Not only does Spain not have the capacity to absorb such losses, high unemployment rates are threatening an already weakening economy and financial sector

Spain's jobless rate recently hit 24.4 percent, an 18-year high, the National Statistics Institute reported.

The country is officially stuck in a recession as well.

"I think you are going to see a couple of Spanish banks have to be restructured," Whalen says.

"In the U.S., even though we had a lot of problems — and there are still are problems in our banking system — we have much more capital. The U.S. banking system has four times as much tangible capital as the Europeans."

Not only is the European banking system lacking adequate capital, it's not creating new financial institutions either.

"I always joke and say we create more de novo banks in Texas every year than they do in Western Europe, but it's true," says Whalen, referring to de novo banks, which are state-chartered banks normally less than five years old.

"There is no opportunity to grow new wealth and create new opportunities in Europe because everything is so ossified. We haven't really had a break up of any of the industries in Europe in decades going back to World War II."

Turning to Europe's economy, Whalen says abandoning austerity measures today will fuel inflation down the road.

In France, socialist Francois Hollande defeated President Nicolas Sarkozy, as voters rejected austerity measures supported by the outgoing administration and rallied behind Hollande's calls to prioritize growth over slashing spending.

Under Sarkozy, France shared Germany's view that Europe needs to adopt belt-tightening austerity measures to streamline their bloated public sectors, yet a Hollande victory is fueling fears the two large European countries won't be as tight when addressing the European debt crisis.

Greece, meanwhile, agreed to austerity measures such as layoffs and pension reforms in exchange for bailout money arranged by the European Commission, the European Central Bank and the International Monetary Fund, but recent parliamentary elections reveal widespread anger is building against austerity voters view as dictated to the country from abroad.

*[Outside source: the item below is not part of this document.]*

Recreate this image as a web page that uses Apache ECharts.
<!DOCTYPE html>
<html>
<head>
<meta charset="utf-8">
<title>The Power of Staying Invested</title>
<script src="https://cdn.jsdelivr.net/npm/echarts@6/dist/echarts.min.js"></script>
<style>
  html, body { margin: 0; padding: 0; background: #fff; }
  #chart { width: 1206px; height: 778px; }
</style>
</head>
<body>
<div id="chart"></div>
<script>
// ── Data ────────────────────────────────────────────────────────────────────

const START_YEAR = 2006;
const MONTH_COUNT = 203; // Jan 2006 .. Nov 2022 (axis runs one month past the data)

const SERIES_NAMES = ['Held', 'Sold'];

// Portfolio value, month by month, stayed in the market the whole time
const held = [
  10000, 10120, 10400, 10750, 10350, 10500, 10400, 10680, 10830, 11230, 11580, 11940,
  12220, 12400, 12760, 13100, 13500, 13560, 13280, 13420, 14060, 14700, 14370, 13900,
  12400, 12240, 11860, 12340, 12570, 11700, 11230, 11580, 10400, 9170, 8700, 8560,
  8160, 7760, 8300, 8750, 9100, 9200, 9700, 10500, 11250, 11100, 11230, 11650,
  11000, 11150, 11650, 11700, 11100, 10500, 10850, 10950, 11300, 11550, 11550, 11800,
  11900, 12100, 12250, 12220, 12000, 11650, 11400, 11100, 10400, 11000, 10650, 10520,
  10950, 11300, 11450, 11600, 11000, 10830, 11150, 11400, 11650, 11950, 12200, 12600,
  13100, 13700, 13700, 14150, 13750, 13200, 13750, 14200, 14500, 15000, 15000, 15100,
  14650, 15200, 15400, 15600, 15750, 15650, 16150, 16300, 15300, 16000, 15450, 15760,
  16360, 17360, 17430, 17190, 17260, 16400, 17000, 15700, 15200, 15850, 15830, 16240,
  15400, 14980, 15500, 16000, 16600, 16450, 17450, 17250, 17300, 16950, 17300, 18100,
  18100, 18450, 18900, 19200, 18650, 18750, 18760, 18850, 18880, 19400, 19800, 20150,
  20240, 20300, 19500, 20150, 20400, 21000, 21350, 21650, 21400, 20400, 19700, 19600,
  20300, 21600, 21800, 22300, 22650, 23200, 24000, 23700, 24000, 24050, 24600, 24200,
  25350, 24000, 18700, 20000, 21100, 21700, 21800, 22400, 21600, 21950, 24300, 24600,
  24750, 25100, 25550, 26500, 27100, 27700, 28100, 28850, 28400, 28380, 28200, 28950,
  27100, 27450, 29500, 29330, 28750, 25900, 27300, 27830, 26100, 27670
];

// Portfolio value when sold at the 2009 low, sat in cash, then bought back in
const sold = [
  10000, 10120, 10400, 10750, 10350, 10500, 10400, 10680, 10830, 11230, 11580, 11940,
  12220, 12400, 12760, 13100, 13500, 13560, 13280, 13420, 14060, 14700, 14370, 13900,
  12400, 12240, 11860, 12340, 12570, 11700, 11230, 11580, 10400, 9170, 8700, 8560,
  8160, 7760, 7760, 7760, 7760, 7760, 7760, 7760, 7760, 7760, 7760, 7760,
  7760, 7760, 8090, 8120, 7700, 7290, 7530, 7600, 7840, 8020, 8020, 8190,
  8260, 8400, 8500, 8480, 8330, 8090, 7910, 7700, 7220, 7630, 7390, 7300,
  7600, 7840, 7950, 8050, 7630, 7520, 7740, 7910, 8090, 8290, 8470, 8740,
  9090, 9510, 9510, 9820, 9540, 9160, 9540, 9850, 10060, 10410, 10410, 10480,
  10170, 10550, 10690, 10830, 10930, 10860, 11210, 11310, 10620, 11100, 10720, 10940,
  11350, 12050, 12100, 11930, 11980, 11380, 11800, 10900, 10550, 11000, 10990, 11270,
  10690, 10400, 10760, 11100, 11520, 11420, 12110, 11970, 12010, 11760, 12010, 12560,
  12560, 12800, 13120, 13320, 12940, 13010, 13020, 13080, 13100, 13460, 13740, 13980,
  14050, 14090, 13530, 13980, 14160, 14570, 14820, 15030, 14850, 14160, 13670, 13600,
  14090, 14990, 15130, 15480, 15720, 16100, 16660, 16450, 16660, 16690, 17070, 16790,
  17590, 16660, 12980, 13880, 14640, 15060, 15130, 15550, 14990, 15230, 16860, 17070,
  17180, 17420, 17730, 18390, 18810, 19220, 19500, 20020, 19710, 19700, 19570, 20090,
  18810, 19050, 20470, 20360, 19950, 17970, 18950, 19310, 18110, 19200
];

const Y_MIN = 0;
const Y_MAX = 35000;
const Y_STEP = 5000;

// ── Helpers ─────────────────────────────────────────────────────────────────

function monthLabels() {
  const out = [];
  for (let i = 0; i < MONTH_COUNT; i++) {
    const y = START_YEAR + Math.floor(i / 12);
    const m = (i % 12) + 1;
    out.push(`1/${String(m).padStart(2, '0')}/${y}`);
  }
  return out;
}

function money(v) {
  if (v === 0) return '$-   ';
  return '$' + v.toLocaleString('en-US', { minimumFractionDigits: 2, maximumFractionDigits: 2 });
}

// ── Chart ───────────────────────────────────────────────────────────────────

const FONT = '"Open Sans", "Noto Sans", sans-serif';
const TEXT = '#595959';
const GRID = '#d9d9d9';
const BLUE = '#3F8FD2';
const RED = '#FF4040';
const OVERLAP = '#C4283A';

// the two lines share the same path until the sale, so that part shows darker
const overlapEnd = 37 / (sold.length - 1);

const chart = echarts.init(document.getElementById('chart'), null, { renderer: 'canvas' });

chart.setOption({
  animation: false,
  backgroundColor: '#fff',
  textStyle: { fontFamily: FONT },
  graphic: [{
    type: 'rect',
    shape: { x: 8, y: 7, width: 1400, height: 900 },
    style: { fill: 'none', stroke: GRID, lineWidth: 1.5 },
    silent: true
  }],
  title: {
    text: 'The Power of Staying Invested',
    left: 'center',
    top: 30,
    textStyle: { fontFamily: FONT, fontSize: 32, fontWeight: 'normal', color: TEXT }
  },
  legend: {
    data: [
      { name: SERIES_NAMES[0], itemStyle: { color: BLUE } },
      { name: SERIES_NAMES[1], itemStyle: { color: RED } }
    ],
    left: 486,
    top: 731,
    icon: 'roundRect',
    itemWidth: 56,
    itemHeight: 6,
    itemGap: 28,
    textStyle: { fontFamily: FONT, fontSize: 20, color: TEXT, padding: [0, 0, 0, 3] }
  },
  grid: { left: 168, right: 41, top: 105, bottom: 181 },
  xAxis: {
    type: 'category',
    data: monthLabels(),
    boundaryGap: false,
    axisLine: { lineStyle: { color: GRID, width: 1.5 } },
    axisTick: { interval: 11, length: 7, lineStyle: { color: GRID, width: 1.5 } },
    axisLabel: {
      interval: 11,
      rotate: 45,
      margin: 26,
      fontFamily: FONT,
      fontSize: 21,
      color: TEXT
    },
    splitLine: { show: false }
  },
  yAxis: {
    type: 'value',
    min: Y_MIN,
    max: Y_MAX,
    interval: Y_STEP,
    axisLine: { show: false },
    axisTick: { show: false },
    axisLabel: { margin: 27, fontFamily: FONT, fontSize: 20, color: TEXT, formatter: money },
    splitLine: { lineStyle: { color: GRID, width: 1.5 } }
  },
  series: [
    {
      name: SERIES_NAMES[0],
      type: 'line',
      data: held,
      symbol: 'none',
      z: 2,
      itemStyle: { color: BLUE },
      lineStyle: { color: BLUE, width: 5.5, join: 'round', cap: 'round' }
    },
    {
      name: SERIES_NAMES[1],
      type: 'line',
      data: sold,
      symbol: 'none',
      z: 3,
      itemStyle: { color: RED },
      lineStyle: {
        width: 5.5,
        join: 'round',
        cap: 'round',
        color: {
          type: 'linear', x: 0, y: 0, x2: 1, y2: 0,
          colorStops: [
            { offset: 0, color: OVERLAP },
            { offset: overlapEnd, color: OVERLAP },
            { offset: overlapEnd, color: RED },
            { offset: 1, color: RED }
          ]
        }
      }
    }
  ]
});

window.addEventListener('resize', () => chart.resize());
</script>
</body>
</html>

In Greece, the country's mainstream political parties failed to muster enough votes in recent parliamentary elections to form a coalition that would stick with austerity in exchange for continued bailout money.

The leftist Syriza party is now trying to form a government, and concerns are growing Greece won't have a government in place by June, when a bailout tranche is due to flow into the country's coffers, especially since Syriza opposes austerity policies anyway.

Experts say Greece is falling deeper into crisis now that the country's main political parties, New Democracy and PASOK, are being pushed out by those farther to the left.

Critics of austerity say the pain associated with trimming deficits and paying down debts doesn't lead to fundamental improvements to the economy they were supposed to bring.

Supporters say take the pain now, and much better days await on the other side.

"Well I think they are going to embrace inflation," says Whalen.

"They're picking up the Paul Krugman playbook, which says borrow more money and deficit spend and use monetary policy to create the appearance of consumer demand. What nobody is talking about is debt reduction,"

Whalen adds, referring to Nobel economist Paul Krugman, who advocates more government influence in economic recovery.

"When you talk about Greece or Spain or Ireland, they can't survive with debt levels as such that they have today. So we clearly need debt reduction, but nobody wants to talk about that."